Start of EXCERPTED DATA

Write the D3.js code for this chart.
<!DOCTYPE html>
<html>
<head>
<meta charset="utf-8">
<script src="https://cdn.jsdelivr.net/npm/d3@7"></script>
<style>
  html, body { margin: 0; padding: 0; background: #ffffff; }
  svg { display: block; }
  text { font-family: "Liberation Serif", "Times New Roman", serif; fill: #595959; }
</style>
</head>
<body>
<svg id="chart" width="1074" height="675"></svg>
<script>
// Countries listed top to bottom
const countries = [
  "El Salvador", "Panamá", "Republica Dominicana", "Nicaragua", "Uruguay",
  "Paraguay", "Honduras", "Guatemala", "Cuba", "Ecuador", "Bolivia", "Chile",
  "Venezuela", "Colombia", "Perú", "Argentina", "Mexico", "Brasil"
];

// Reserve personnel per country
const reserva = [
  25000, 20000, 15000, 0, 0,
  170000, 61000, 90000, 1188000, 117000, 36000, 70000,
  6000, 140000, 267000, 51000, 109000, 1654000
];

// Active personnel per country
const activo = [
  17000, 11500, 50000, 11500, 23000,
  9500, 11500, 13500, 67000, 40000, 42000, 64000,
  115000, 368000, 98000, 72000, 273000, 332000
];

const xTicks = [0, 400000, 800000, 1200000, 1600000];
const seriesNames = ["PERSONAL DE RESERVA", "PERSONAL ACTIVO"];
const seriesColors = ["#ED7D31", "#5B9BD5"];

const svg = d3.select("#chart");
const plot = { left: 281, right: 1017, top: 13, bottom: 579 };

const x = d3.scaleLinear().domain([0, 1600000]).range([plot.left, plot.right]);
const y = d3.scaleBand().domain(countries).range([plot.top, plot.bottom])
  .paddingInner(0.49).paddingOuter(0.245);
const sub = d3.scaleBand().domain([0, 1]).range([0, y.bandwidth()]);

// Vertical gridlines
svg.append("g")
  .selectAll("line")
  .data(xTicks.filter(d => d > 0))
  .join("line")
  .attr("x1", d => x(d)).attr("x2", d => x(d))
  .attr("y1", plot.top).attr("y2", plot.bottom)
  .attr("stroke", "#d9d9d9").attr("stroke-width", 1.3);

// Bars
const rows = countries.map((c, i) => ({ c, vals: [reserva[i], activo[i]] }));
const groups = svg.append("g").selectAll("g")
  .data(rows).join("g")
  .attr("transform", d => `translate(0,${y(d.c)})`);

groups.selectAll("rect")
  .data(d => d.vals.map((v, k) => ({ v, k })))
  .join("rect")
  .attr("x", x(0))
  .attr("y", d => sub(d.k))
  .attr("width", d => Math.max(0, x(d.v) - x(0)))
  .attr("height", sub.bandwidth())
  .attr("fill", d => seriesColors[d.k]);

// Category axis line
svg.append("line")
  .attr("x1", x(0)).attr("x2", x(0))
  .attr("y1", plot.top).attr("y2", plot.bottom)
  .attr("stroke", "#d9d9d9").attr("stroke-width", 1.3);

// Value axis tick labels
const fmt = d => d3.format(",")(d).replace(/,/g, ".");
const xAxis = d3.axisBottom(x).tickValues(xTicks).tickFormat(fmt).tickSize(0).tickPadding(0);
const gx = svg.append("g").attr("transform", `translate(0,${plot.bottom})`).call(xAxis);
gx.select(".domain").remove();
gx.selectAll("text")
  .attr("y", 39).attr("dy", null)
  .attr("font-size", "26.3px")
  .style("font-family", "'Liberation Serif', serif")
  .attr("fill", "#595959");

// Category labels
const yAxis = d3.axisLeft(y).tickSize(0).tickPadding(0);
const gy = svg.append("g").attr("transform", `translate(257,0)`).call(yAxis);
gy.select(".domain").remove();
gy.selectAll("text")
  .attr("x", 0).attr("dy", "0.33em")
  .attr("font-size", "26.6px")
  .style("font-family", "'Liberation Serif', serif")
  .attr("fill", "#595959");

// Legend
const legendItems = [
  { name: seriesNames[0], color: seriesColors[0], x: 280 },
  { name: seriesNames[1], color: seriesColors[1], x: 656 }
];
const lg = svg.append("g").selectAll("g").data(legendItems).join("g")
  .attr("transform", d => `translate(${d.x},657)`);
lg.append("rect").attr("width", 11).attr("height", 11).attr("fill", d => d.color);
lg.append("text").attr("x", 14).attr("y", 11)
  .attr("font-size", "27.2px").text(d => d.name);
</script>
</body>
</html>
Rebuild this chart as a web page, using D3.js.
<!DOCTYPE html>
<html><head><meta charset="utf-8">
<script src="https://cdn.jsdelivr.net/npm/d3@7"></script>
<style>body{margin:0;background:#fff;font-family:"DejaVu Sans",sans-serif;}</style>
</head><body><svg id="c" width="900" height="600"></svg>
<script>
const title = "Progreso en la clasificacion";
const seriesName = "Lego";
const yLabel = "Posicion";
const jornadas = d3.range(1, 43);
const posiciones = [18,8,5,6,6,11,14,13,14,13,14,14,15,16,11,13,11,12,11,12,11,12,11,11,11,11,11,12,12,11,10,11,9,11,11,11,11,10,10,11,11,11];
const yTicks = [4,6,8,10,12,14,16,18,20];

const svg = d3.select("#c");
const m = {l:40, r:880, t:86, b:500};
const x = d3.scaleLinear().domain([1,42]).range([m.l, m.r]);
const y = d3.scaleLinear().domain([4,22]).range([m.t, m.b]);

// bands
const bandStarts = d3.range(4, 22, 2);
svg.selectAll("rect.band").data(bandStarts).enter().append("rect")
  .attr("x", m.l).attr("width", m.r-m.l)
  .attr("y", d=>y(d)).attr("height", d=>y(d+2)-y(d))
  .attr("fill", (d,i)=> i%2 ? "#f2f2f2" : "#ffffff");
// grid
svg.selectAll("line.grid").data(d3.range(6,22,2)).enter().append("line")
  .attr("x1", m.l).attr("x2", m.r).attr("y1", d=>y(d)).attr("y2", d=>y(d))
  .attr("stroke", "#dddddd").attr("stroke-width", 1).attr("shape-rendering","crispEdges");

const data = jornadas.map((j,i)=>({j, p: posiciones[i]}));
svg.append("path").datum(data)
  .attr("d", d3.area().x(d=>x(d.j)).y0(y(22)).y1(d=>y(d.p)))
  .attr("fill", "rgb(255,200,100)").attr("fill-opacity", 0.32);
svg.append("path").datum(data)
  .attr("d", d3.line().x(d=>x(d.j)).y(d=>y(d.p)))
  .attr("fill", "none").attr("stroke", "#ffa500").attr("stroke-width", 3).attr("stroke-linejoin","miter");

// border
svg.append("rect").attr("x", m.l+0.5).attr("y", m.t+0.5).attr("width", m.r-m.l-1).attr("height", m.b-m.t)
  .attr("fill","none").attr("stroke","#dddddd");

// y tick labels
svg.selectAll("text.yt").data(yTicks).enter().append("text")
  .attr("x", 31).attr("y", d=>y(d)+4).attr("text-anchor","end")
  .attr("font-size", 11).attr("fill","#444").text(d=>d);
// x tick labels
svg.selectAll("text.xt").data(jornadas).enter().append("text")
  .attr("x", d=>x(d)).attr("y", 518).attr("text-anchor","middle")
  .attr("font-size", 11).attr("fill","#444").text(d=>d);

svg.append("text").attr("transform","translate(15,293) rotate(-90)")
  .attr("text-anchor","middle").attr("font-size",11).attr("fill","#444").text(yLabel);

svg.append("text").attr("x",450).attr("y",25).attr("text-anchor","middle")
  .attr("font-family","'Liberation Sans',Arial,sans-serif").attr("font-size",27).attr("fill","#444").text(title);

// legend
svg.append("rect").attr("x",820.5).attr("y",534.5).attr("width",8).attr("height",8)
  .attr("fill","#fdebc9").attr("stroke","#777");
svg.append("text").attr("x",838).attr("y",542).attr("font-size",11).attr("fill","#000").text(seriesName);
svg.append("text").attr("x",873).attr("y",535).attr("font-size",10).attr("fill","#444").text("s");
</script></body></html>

End of EXCERPTED DATA

**WHAT THE TASK REQUIRES**
From the records above, print exactly the lines that run from the line with "Rebuild this chart" to the line with "const yTicks = [4,6,8,10,12,14,16,18,20];", inclusive.

**WRITTEN RESPONSE**
Rebuild this chart as a web page, using D3.js.
<!DOCTYPE html>
<html><head><meta charset="utf-8">
<script src="https://cdn.jsdelivr.net/npm/d3@7"></script>
<style>body{margin:0;background:#fff;font-family:"DejaVu Sans",sans-serif;}</style>
</head><body><svg id="c" width="900" height="600"></svg>
<script>
const title = "Progreso en la clasificacion";
const seriesName = "Lego";
const yLabel = "Posicion";
const jornadas = d3.range(1, 43);
const posiciones = [18,8,5,6,6,11,14,13,14,13,14,14,15,16,11,13,11,12,11,12,11,12,11,11,11,11,11,12,12,11,10,11,9,11,11,11,11,10,10,11,11,11];
const yTicks = [4,6,8,10,12,14,16,18,20];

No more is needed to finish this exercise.